The realization of the difficulty of limiting globalmean temperatures to within 1.5 or 2.0 °C above preindustrial levels stipulated by the 21st Conference of Parties in Paris has led to increased interest in solar radiation management (SRM) techniques. Proposed SRM schemes aim to increase planetary albedo to reflect more sunlight back to space and induce a cooling that acts to partially offset global warming. Under the auspices of the Geoengineering Model Intercomparison Project, we have performed model experiments whereby global temperature under the highforcing SSP5-8.5 scenario is reduced to follow that of the medium-forcing SSP2-4.5 scenario.
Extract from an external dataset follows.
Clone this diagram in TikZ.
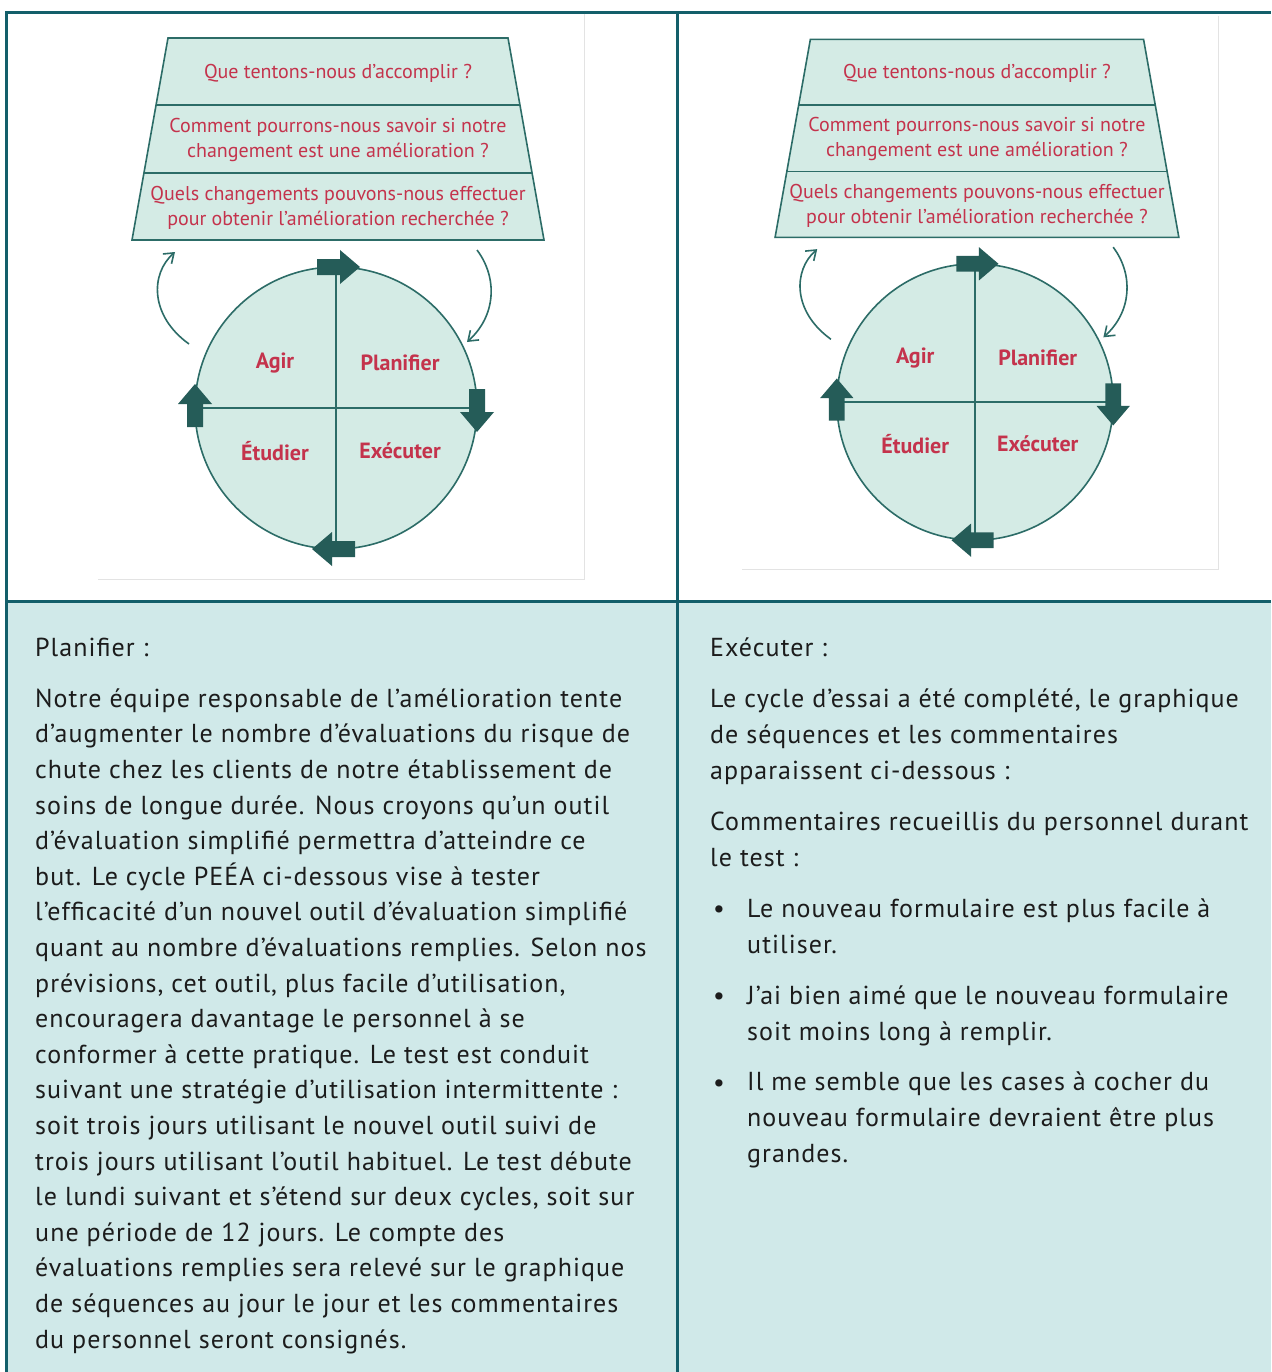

Two different mechanisms to achieve this are employed: the first via a reduction in the solar constant (experiment G6solar) and the second via modelling injections of sulfur dioxide (experiment G6sulfur) which forms sulfate aerosol in the stratosphere. Results from two state-of-the-art coupled Earth system models (UKESM1 and CESM2-WACCM6) both show an impact on the North Atlantic Oscillation (NAO) in G6sulfur but not in G6solar. Both models show a persistent positive anomaly in the NAO during the Northern Hemisphere winter season in G6sulfur, suggesting an increase in zonal flow and an increase in North Atlantic storm track activity impacting the Eurasian continent and leading to high-latitude warming over Europe and Asia. These results are broadly consistent with previous findings which show similar impacts from stratospheric volcanic aerosol on the NAO and emphasize that detailed modelling of geoengineering processes is required if accurate impacts of SRM effects are to be simulated. Differences remain between the two models in predicting regional changes over the continental USA and Africa, suggesting that more models need to perform such simulations before attempting to draw any conclusions regarding potential continental-scale climate change under SRM.